# COLLECTED MATERIAL
'''

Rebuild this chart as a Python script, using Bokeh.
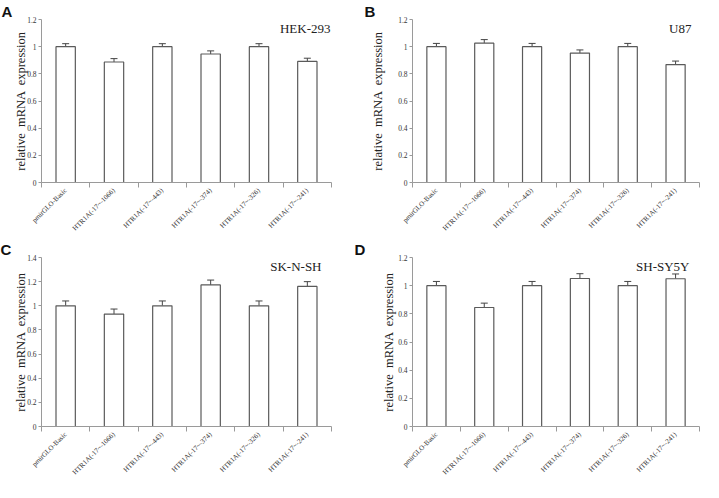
from bokeh.plotting import figure
from bokeh.layouts import gridplot
from bokeh.models import (ColumnDataSource, Whisker, Label, FixedTicker,
                          NumeralTickFormatter, CustomJSTickFormatter, TeeHead)
from bokeh.embed import file_html
from bokeh.resources import INLINE

categories = ["pmirGLO-Basic", "HTR1A(-17~-1066)", "HTR1A(-17~-443)",
              "HTR1A(-17~-374)", "HTR1A(-17~-326)", "HTR1A(-17~-241)"]

panel_letters = ["A", "B", "C", "D"]
cell_lines = ["HEK-293", "U87", "SK-N-SH", "SH-SY5Y"]
y_max = [1.2, 1.2, 1.4, 1.2]

hek_vals = [1.0, 0.887, 1.0, 0.946, 1.0, 0.891]
hek_err = [0.022, 0.025, 0.022, 0.023, 0.022, 0.024]
u87_vals = [1.0, 1.026, 1.0, 0.953, 1.0, 0.868]
u87_err = [0.024, 0.026, 0.024, 0.023, 0.024, 0.026]
sknsh_vals = [1.0, 0.931, 1.0, 1.173, 1.0, 1.160]
sknsh_err = [0.040, 0.042, 0.040, 0.040, 0.040, 0.040]
shsy5y_vals = [1.0, 0.845, 1.0, 1.051, 1.0, 1.049]
shsy5y_err = [0.030, 0.031, 0.030, 0.034, 0.030, 0.034]

values = [hek_vals, u87_vals, sknsh_vals, shsy5y_vals]
errors = [hek_err, u87_err, sknsh_err, shsy5y_err]

# layout: (height, min_border_left, right, bottom, title_offset, ylabel_standoff, name_x_offset, min_border_top)
layout = [(238, 40, 20, 56, -40, -4, -1, 0),
          (238, 51, 3, 56, -48, 10, -8, 0),
          (244, 41, 2, 50, -41, -4, -10, 0),
          (244, 61, 2, 50, -58, -1, -10, 4)]

SERIF = "Liberation Serif"
AXIS_COL = "#9a9a9a"
TEXT_COL = "#333333"

label_js = CustomJSTickFormatter(args=dict(names=categories),
                                 code="return names[Math.round(tick)];")

figs = []
for k in range(4):
    n = len(categories)
    xs = list(range(n))
    vals = values[k]
    errs = errors[k]
    src = ColumnDataSource(dict(x=xs, top=vals, up=[v + e for v, e in zip(vals, errs)]))
    h, bl, br, bb, toff, lstand, nxo, bt = layout[k]
    p = figure(width=351, height=h, output_backend="svg", toolbar_location=None,
               x_range=(-0.5, n - 0.5), y_range=(0, y_max[k]),
               min_border_left=bl, min_border_right=br,
               min_border_top=bt, min_border_bottom=bb,
               tools="", title=panel_letters[k])
    p.title.text_font = "Liberation Sans"
    p.title.text_font_style = "bold"
    p.title.text_font_size = "15px"
    p.title.text_color = "#111111"
    p.title.align = "left"
    p.title.offset = toff
    p.title.standoff = 0
    p.outline_line_color = None
    p.xgrid.visible = False
    p.ygrid.visible = False
    p.background_fill_color = "white"

    p.vbar(x="x", top="top", width=0.4, source=src, fill_color="white",
           line_color="#5a5a5a", line_width=1.2)
    w = Whisker(base="x", lower="top", upper="up", source=src,
                line_color="#444444", line_width=1,
                upper_head=TeeHead(size=7, line_color="#444444", line_width=1),
                lower_head=None)
    p.add_layout(w)

    # x axis
    xa = p.xaxis[0]
    xa.ticker = FixedTicker(ticks=xs, minor_ticks=[i + 0.5 for i in range(-1, n)])
    xa.formatter = label_js
    xa.major_tick_line_color = None
    xa.minor_tick_line_color = AXIS_COL
    xa.minor_tick_out = 5
    xa.minor_tick_in = 0
    xa.axis_line_color = AXIS_COL
    xa.major_label_orientation = 0.785
    xa.major_label_text_font = SERIF
    xa.major_label_text_font_size = "7px"
    xa.major_label_text_color = TEXT_COL
    xa.major_label_standoff = 1

    # y axis
    ya = p.yaxis[0]
    ya.ticker = FixedTicker(ticks=[round(0.2 * i, 1) for i in range(int(round(y_max[k] / 0.2)) + 1)])
    ya.formatter = NumeralTickFormatter(format="0.[0]")
    ya.minor_tick_line_color = None
    ya.major_tick_line_color = AXIS_COL
    ya.major_tick_out = 3
    ya.major_tick_in = 0
    ya.axis_line_color = AXIS_COL
    ya.major_label_text_font = SERIF
    ya.major_label_text_font_size = "7.5px"
    ya.major_label_text_color = TEXT_COL
    ya.major_label_standoff = 2
    ya.axis_label = "relative \u00a0mRNA \u00a0expression"
    ya.axis_label_text_font = SERIF
    ya.axis_label_text_font_size = "12.5px"
    ya.axis_label_text_font_style = "normal"
    ya.axis_label_text_color = "#222222"
    ya.axis_label_standoff = lstand

    p.add_layout(Label(x=n - 0.5, y=y_max[k], x_offset=nxo, y_offset=-1,
                       text=cell_lines[k], text_align="right", text_baseline="top",
                       text_font=SERIF, text_font_size="13px", text_color="#222222"))
    figs.append(p)

grid = gridplot([[figs[0], figs[1]], [figs[2], figs[3]]], toolbar_location=None)

open("out.html", "w").write(file_html(grid, INLINE))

'''

# GOAL
Copy the material above exactly and drop the pictures.

# WORKED ANSWER
Rebuild this chart as a Python script, using Bokeh.
from bokeh.plotting import figure
from bokeh.layouts import gridplot
from bokeh.models import (ColumnDataSource, Whisker, Label, FixedTicker,
                          NumeralTickFormatter, CustomJSTickFormatter, TeeHead)
from bokeh.embed import file_html
from bokeh.resources import INLINE

categories = ["pmirGLO-Basic", "HTR1A(-17~-1066)", "HTR1A(-17~-443)",
              "HTR1A(-17~-374)", "HTR1A(-17~-326)", "HTR1A(-17~-241)"]

panel_letters = ["A", "B", "C", "D"]
cell_lines = ["HEK-293", "U87", "SK-N-SH", "SH-SY5Y"]
y_max = [1.2, 1.2, 1.4, 1.2]

hek_vals = [1.0, 0.887, 1.0, 0.946, 1.0, 0.891]
hek_err = [0.022, 0.025, 0.022, 0.023, 0.022, 0.024]
u87_vals = [1.0, 1.026, 1.0, 0.953, 1.0, 0.868]
u87_err = [0.024, 0.026, 0.024, 0.023, 0.024, 0.026]
sknsh_vals = [1.0, 0.931, 1.0, 1.173, 1.0, 1.160]
sknsh_err = [0.040, 0.042, 0.040, 0.040, 0.040, 0.040]
shsy5y_vals = [1.0, 0.845, 1.0, 1.051, 1.0, 1.049]
shsy5y_err = [0.030, 0.031, 0.030, 0.034, 0.030, 0.034]

values = [hek_vals, u87_vals, sknsh_vals, shsy5y_vals]
errors = [hek_err, u87_err, sknsh_err, shsy5y_err]

# layout: (height, min_border_left, right, bottom, title_offset, ylabel_standoff, name_x_offset, min_border_top)
layout = [(238, 40, 20, 56, -40, -4, -1, 0),
          (238, 51, 3, 56, -48, 10, -8, 0),
          (244, 41, 2, 50, -41, -4, -10, 0),
          (244, 61, 2, 50, -58, -1, -10, 4)]

SERIF = "Liberation Serif"
AXIS_COL = "#9a9a9a"
TEXT_COL = "#333333"

label_js = CustomJSTickFormatter(args=dict(names=categories),
                                 code="return names[Math.round(tick)];")

figs = []
for k in range(4):
    n = len(categories)
    xs = list(range(n))
    vals = values[k]
    errs = errors[k]
    src = ColumnDataSource(dict(x=xs, top=vals, up=[v + e for v, e in zip(vals, errs)]))
    h, bl, br, bb, toff, lstand, nxo, bt = layout[k]
    p = figure(width=351, height=h, output_backend="svg", toolbar_location=None,
               x_range=(-0.5, n - 0.5), y_range=(0, y_max[k]),
               min_border_left=bl, min_border_right=br,
               min_border_top=bt, min_border_bottom=bb,
               tools="", title=panel_letters[k])
    p.title.text_font = "Liberation Sans"
    p.title.text_font_style = "bold"
    p.title.text_font_size = "15px"
    p.title.text_color = "#111111"
    p.title.align = "left"
    p.title.offset = toff
    p.title.standoff = 0
    p.outline_line_color = None
    p.xgrid.visible = False
    p.ygrid.visible = False
    p.background_fill_color = "white"

    p.vbar(x="x", top="top", width=0.4, source=src, fill_color="white",
           line_color="#5a5a5a", line_width=1.2)
    w = Whisker(base="x", lower="top", upper="up", source=src,
                line_color="#444444", line_width=1,
                upper_head=TeeHead(size=7, line_color="#444444", line_width=1),
                lower_head=None)
    p.add_layout(w)

    # x axis
    xa = p.xaxis[0]
    xa.ticker = FixedTicker(ticks=xs, minor_ticks=[i + 0.5 for i in range(-1, n)])
    xa.formatter = label_js
    xa.major_tick_line_color = None
    xa.minor_tick_line_color = AXIS_COL
    xa.minor_tick_out = 5
    xa.minor_tick_in = 0
    xa.axis_line_color = AXIS_COL
    xa.major_label_orientation = 0.785
    xa.major_label_text_font = SERIF
    xa.major_label_text_font_size = "7px"
    xa.major_label_text_color = TEXT_COL
    xa.major_label_standoff = 1

    # y axis
    ya = p.yaxis[0]
    ya.ticker = FixedTicker(ticks=[round(0.2 * i, 1) for i in range(int(round(y_max[k] / 0.2)) + 1)])
    ya.formatter = NumeralTickFormatter(format="0.[0]")
    ya.minor_tick_line_color = None
    ya.major_tick_line_color = AXIS_COL
    ya.major_tick_out = 3
    ya.major_tick_in = 0
    ya.axis_line_color = AXIS_COL
    ya.major_label_text_font = SERIF
    ya.major_label_text_font_size = "7.5px"
    ya.major_label_text_color = TEXT_COL
    ya.major_label_standoff = 2
    ya.axis_label = "relative \u00a0mRNA \u00a0expression"
    ya.axis_label_text_font = SERIF
    ya.axis_label_text_font_size = "12.5px"
    ya.axis_label_text_font_style = "normal"
    ya.axis_label_text_color = "#222222"
    ya.axis_label_standoff = lstand

    p.add_layout(Label(x=n - 0.5, y=y_max[k], x_offset=nxo, y_offset=-1,
                       text=cell_lines[k], text_align="right", text_baseline="top",
                       text_font=SERIF, text_font_size="13px", text_color="#222222"))
    figs.append(p)

grid = gridplot([[figs[0], figs[1]], [figs[2], figs[3]]], toolbar_location=None)

open("out.html", "w").write(file_html(grid, INLINE))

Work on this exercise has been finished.